I find the business and marketing phenomenon known as Natural Horsemanship to be ridiculous and some times dangerous.

So that's "what's with all the haters."

This is perfect. Very well said, Maura. I would also add that, at least for me, I think a good bit of the argument (in my case perhaps a bit defensive?) comes from the "NH people" who strictly follow a particular clinician like he/she is a saint to be worshipped, can do no worng, and their particular "way" works on EVERY horse. I am not a fan af ANYONE who cannot see others opinions and goes around with a closed mind. This would not be most prevelant when it comes to NH, Religion and politics. Lol They become almost rabid in their defense of their "god"!
     
    07-23-2011, 09:08 PM
  #30
Yearling
Quote:
Originally Posted by Doe    
Mare care

An interesting question.
The subtle difference is in the motive. Horses can herd and horses can kill. However the difference is in the motivation.
Horses do not hunt their food. A predator by nature relies on flesh as it's food source. Horses may kill but they do not hunt. They graze.

I think that is a matter of semantics.

A herd of secretaries descend on the lunch buffet to graze on a big veggie plate.
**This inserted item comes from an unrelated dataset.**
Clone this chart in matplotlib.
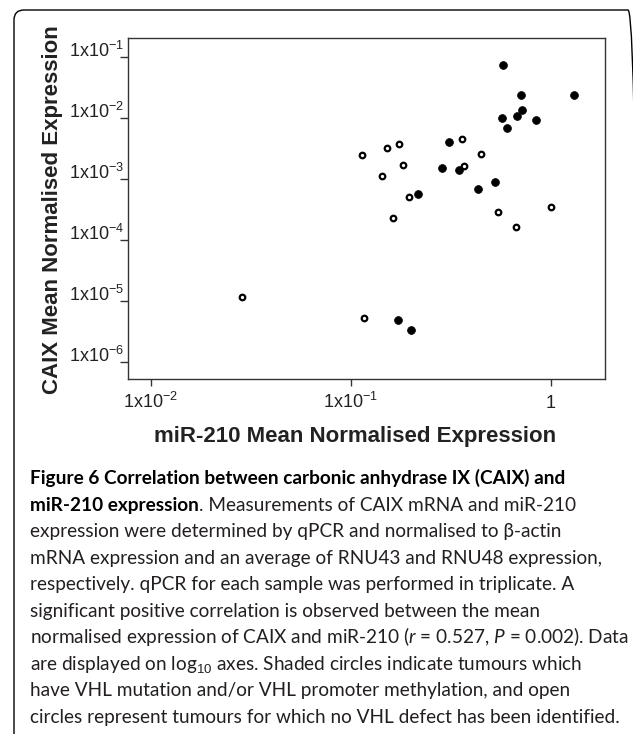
import matplotlib
matplotlib.use('Agg')
import matplotlib.pyplot as plt
from matplotlib.patches import FancyBboxPatch
from matplotlib.transforms import IdentityTransform
from matplotlib import font_manager

# ---------------- data ----------------
# tumours with VHL mutation and/or promoter methylation (filled circles)
vhl_defect_mir210 = [0.578, 0.706, 1.308, 0.719, 0.5675, 0.674, 0.843, 0.600,
                     0.3106, 0.2845, 0.347, 0.527, 0.434, 0.2155, 0.1716, 0.200]
vhl_defect_caix = [0.0740, 0.0235, 0.0238, 0.0135, 0.00986, 0.01063, 0.00935,
                   0.00684, 0.00403, 0.00151, 0.001384, 0.000899, 0.000675,
                   0.000571, 4.78e-6, 3.31e-6]
# tumours with no VHL defect identified (open circles)
no_defect_mir210 = [0.114, 0.1507, 0.1738, 0.3584, 0.448, 0.1823, 0.367, 0.1423,
                    0.1954, 0.162, 0.544, 1.004, 0.668, 0.0287, 0.1164]
no_defect_caix = [0.00244, 0.00325, 0.00369, 0.00451, 0.00259, 0.00171,
                  0.001645, 0.001127, 0.000499, 0.000228, 0.000283, 0.000342,
                  0.000162, 1.17e-5, 5.21e-6]

xtick_values = [1e-2, 1e-1, 1]
xtick_labels = [r'$\mathregular{1x10^{-2}}$', r'$\mathregular{1x10^{-1}}$', '1']
ytick_values = [1e-6, 1e-5, 1e-4, 1e-3, 1e-2, 1e-1]
ytick_labels = [r'$\mathregular{1x10^{-6}}$', r'$\mathregular{1x10^{-5}}$',
                r'$\mathregular{1x10^{-4}}$', r'$\mathregular{1x10^{-3}}$',
                r'$\mathregular{1x10^{-2}}$', r'$\mathregular{1x10^{-1}}$']

x_label = 'miR-210 Mean Normalised Expression'
y_label = 'CAIX Mean Normalised Expression'

caption_bold_1 = 'Figure 6 Correlation between carbonic anhydrase IX (CAIX) and'
caption_bold_2 = 'miR-210 expression'
caption_rest_2 = '. Measurements of CAIX mRNA and miR-210'
caption_lines = [
    'expression were determined by qPCR and normalised to \u03b2-actin',
    'mRNA expression and an average of RNU43 and RNU48 expression,',
    'respectively. qPCR for each sample was performed in triplicate. A',
    'significant positive correlation is observed between the mean',
    r'normalised expression of CAIX and miR-210 ($\mathit{r}$ = 0.527, $\mathit{P}$ = 0.002). Data',
    r'are displayed on log$_{10}$ axes. Shaded circles indicate tumours which',
    'have VHL mutation and/or VHL promoter methylation, and open',
    'circles represent tumours for which no VHL defect has been identified.',
]

# ---------------- fonts ----------------
names = {f.name for f in font_manager.fontManager.ttflist}
cap_font = 'Liberation Sans Narrow' if 'Liberation Sans Narrow' in names else 'Lato'
plt.rcParams['font.family'] = ['Liberation Sans', 'DejaVu Sans']
plt.rcParams['mathtext.fontset'] = 'custom'
plt.rcParams['mathtext.rm'] = 'Liberation Sans'
plt.rcParams['mathtext.it'] = cap_font + ':italic'
plt.rcParams['mathtext.bf'] = 'Liberation Sans:bold'

W, H = 633, 734
fig = plt.figure(figsize=(W / 100, H / 100), dpi=100)
fig.patch.set_facecolor('white')

ax_l, ax_r, ax_t, ax_b = 127.7, 604.5, 38.3, 379.0
ax = fig.add_axes([ax_l / W, 1 - ax_b / H, (ax_r - ax_l) / W, (ax_b - ax_t) / H])
ax.set_xscale('log')
ax.set_yscale('log')
ax.set_xlim(10 ** -2.115, 10 ** 0.267)
ax.set_ylim(10 ** -6.284, 10 ** -0.693)

ax.scatter(no_defect_mir210, no_defect_caix, s=16, facecolors='white',
           edgecolors='black', linewidths=1.6, zorder=3)
ax.scatter(vhl_defect_mir210, vhl_defect_caix, s=32, facecolors='black',
           edgecolors='black', linewidths=0.5, zorder=3)

ax.minorticks_off()
ax.set_xticks(xtick_values)
ax.set_xticklabels(xtick_labels, va='baseline')
ax.set_yticks(ytick_values)
ax.set_yticklabels(ytick_labels, va='baseline')
ax.minorticks_off()
ax.tick_params(axis='x', length=5, width=1, pad=16.0, labelsize=13,
               colors='#333333', labelcolor='#222222')
ax.tick_params(axis='y', length=6, width=1, pad=-3.6, labelsize=13,
               colors='#333333', labelcolor='#222222')
for sp in ax.spines.values():
    sp.set_color('#333333')
    sp.set_linewidth(1.0)

fig.text(52.5 / W, 1 - 210 / H, y_label, rotation=90, ha='center', va='center',
         fontsize=16, fontweight='bold', color='#222222')
fig.text(355.5 / W, 1 - 436.7 / H, x_label, ha='center', va='center',
         fontsize=16, fontweight='bold', color='#222222')

# ---------------- caption ----------------
cap_x = 30.3 / W
base0 = 484.0
step = 26.55
cap_size = 13
cap_color = '#231f20'
fam = [cap_font, 'DejaVu Sans']
texts = []
t1 = fig.text(cap_x, 1 - base0 / H, caption_bold_1, ha='left', va='baseline',
              fontsize=cap_size, fontweight='bold', family=fam, color='black')
t2 = fig.text(cap_x, 1 - (base0 + step) / H, caption_bold_2, ha='left', va='baseline',
              fontsize=cap_size, fontweight='bold', family=fam, color='black')
t2b = fig.text(0, 0, caption_rest_2, ha='left', va='baseline',
               fontsize=cap_size, family=fam, color=cap_color)
texts += [t1, t2, t2b]
line_texts = []
for i, s in enumerate(caption_lines):
    t = fig.text(cap_x, 1 - (base0 + step * (i + 2)) / H, s, ha='left', va='baseline',
                 fontsize=cap_size, family=fam, color=cap_color)
    line_texts.append(t)
texts += line_texts

# fit caption width to the reference (longest line ~587 px)
r = fig.canvas.get_renderer()
w = line_texts[-1].get_window_extent(r).width
factor = 587.0 / w
for t in texts:
    t.set_fontsize(cap_size * factor)
fig.canvas.draw()
bb = t2.get_window_extent(r)
inv = fig.transFigure.inverted()
x_end = inv.transform((bb.x1, 0))[0]
t2b.set_position((x_end, 1 - (base0 + step) / H))

# rounded figure frame
frame = FancyBboxPatch((14, -30), 624, 754, boxstyle='round,pad=0,rounding_size=10',
                       transform=IdentityTransform(), fill=False,
                       edgecolor='black', linewidth=1.0)
fig.add_artist(frame)

fig.savefig('out.png', dpi=100)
Horses hunting for more nutritious and sustaining grass to fatten for winter.

Horses hunt for shelter.

People that flock together like a herd even though they don't agree with each other.

I don't kill for sport.
Does that make me a prey animal?

We are more alike than many want to consider.

I can spook at a strange shape.
I can go off my feed if I am too hot or cold or in a strange place.
I am relaxed with friends and nervous around strangers that I do not know their intentions.
I don't like being told what to do and like being asked.
My feet are sore without shoes but if I go barefoot for a month or so they toughen up.

Look of the similarities and not the differences.